Vol. 80/No. 34 September 12, 2016
[T]he social disaster that followed Hurricane Katrina in 2005—ravaging low-lying parts of New Orleans inhabited largely by working people, most of them Black, as well as elsewhere along the Gulf Coast—shined a spotlight worldwide on the “values” of U.S. imperialism’s ruling families and the state that serves their class. The moneyed rulers had known for decades that flood levies would give way when a strong hurricane hit near the city, yet they refused to dip into the surplus value they wring from the unpaid labor of working people in order to rebuild and reinforce the seawalls. Workers across the region, despite the acts of solidarity they displayed toward each other throughout the crisis, bore the deadly consequences of wretched housing; lack of emergency flood protection, transportation, and evacuation procedures; and longtime, morale-sapping cop corruption and brutality so endemic to life under the city fathers.
Despite the rulers’ sentimental pretense of “rebuilding” New Orleans, toilers there continue to bear the brunt of capitalist greed and indifference to this day. Life or death, a home still habitable or forced diaspora—a few feet above or below sea level marked the class divide. …
In late 2006 a number of daily newspapers carried obituaries of a prominent U.S. geographer named Gilbert White. “Floods are ‘acts of god,’” White had written in 1942, “but flood losses are largely acts of man.” White’s studies documented the fact that throughout most of the world the poorest layers of the rural and urban populations live on or near flood plains, either to scrape out a living or because better-protected areas are reserved for the propertied classes. …

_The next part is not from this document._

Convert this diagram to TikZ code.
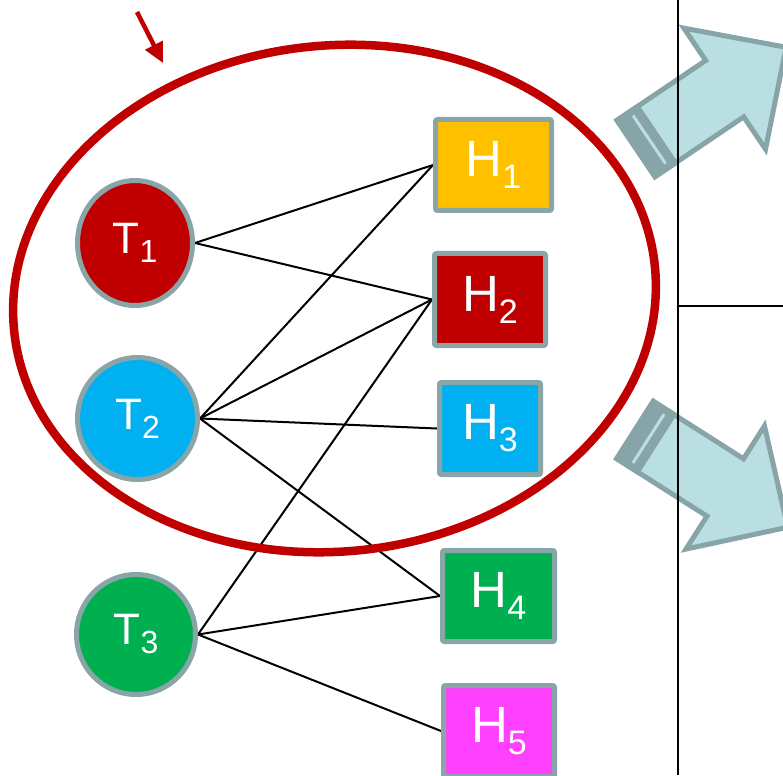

“‘The basic problem is how to get people off the flood plain,’ he said. ‘And after all these years, here we are with Katrina.’” “Perhaps we may envisage a new kind of army,” White had said in his 1942 article, a global “peace force, of young people recruited and trained under international direction for the task of building healthy and prosperous communities.”
A worthy proposal. One deserving of the response, paraphrasing Ernesto Che Guevara: To have an army of revolutionary rebuilders, you must first make a revolution.1 To forge a “new kind of army” of “young people recruited and trained for the task of building healthy and prosperous communities,” working people must first have a revolutionary ethos, élan, discipline, and determination that is conquered only in the course of a successful fight for power. Without the victory of the Cuban Revolution in 1959, for example, the mass campaign that marshaled the enthusiasm and capacities of more than 100,000 youth in 1961 and wiped out illiteracy in a single year, transforming that generation of young people in the process, would have been unimaginable.
So long as the extraction of surplus value in warlike competition for profits dictates the production and distribution of wealth, land will remain private property and rental housing for the toiling majority will be built where the propertied classes don’t want to live. It will be constructed where workers can “afford” the rent, including often on flood plains.
Only the leadership of a workers and farmers government, conquered in revolutionary struggle, can lead working people to even face confronting the vast worldwide pathologies of capitalism, let alone bring to bear their creativity, energies, discipline, and solidarity to cure them.